Step 1. Using the same request as our custom API source example above, we’ll first request all sources to retrieve the source definition of the Dropbox source:

curl \
--request "GET" \
--url "${ENTERPRISE_SEARCH_URL}/api/ws/v1/sources" \
--header "Authorization: Bearer ${ACCESS_TOKEN}"

This gives us a response of:

{
  "meta": { ... },
  "results":
  [
    {
      "id": "60dde90aa1c4934782d5b939",
      "service_type": "custom",
       ...
    },
    {
      "id": "60de02d9a1c4934b6efe24db",
      "service_type": "dropbox",
      ...
    }
  ]
}

In the above response data, the Dropbox source we’re looking for with a service_type of Dropbox has an id of 60de02d9a1c4934b6efe24db.

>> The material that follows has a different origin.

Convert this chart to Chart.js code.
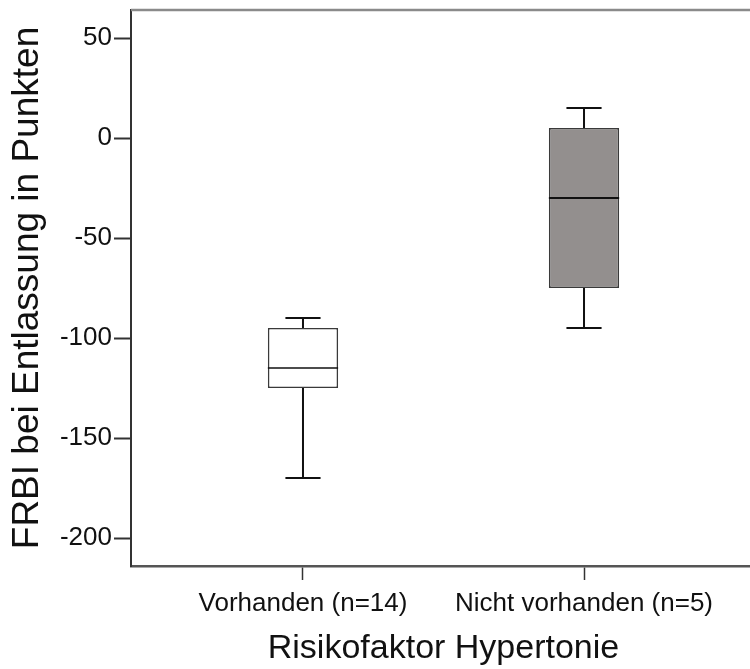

Step 2. Next, we can then use the source definition from previous step to build a facet configuration request to disable the filter on the extension field. You can find default filter field names in each of the source’s individual guides (example: Dropbox fields). In this request, we’re using the source’s definition from the previous response as our --data content. However, note that in addition to moving the facets and automatic_query_refinement key/value pairs to the beginning of the json body to highlight what has been changed, the schema and display fields have been removed. You cannot change schema and display for sources over this API endpoint and so they are ignored if present (some sources like Custom API and Salesforce do allow settings these fields over the API):

curl \
--request "PUT" \
--url "${ENTERPRISE_SEARCH_URL}/api/ws/v1/sources/${CONTENT_SOURCE_ID}" \
--header "Authorization: Bearer ${ACCESS_TOKEN}" \
--header "Content-Type: application/json" \
--data '
{
  "facets":
  {
    "overrides":
    [
      {
        "field": "extension",
        "enabled": false
      }
    ]
  },
  "automatic_query_refinement":
  {
    "overrides":
    [
      {
        "field": "extension",
        "enabled": false,
        "is_person": false,
        "query_expansion_phrases": []
      }
    ]
  },
  "id": "60de02d9a1c4934b6efe24db",
  "service_type": "dropbox",
  "created_at": "2021-07-01T18:00:57+00:00",
  "last_updated_at": "2021-07-01T18:00:59+00:00",
  "is_remote": false,
  "details":
  [
      {
          "title": "Email",
          "description": "swiftype-eng@elastic.co"
      }
  ],
  "groups":
  [
    {
        "id": "60b7ab98a1c4935a50c94864",
        "name": "Default"
    }
  ],
  "name": "Dropbox",
  "context": "organization",
  "is_searchable": true,
  "document_count": 74,
  "last_indexed_at": null
}
'

Step 3. Finally, we can see the search experience hides the Extension filter:

Re-enable a disabled filter

edit

If you want to re-enable the Extension filter from the above steps, it’s natural to think that you should just change the enabled attribute from false to true. However, you’re really expressing the facet configuration override. The Dropbox source already has an Extension filter by default, so update the source with an empty array for overrides in order to re-enable the Extension filter:

curl \
--request "PUT" \
--url "${ENTERPRISE_SEARCH_URL}/api/ws/v1/sources/${CONTENT_SOURCE_ID}" \
--header "Authorization: Bearer ${ACCESS_TOKEN}" \
--header "Content-Type: application/json" \
--data '
{
  "facets":
  {
    "overrides": []
  },
  "automatic_query_refinement":
  {
    "overrides": []
  },
  "id": "60de02d9a1c4934b6efe24db",
  "service_type": "dropbox",
  "created_at": "2021-07-01T18:00:57+00:00",
  "last_updated_at": "2021-07-01T18:00:59+00:00",
  "is_remote": false,
  "details":
  [
      {
          "title": "Email",
          "description": "swiftype-eng@elastic.co"
      }
  ],
  "groups":
  [
    {
        "id": "60b7ab98a1c4935a50c94864",
        "name": "Default"
    }
  ],
  "name": "Dropbox",
  "context": "organization",
  "is_searchable": true,
  "document_count": 74,
  "last_indexed_at": null
}
'

Finally, although facet configurations allow for a display_name value, renaming a default filter is not currently supported.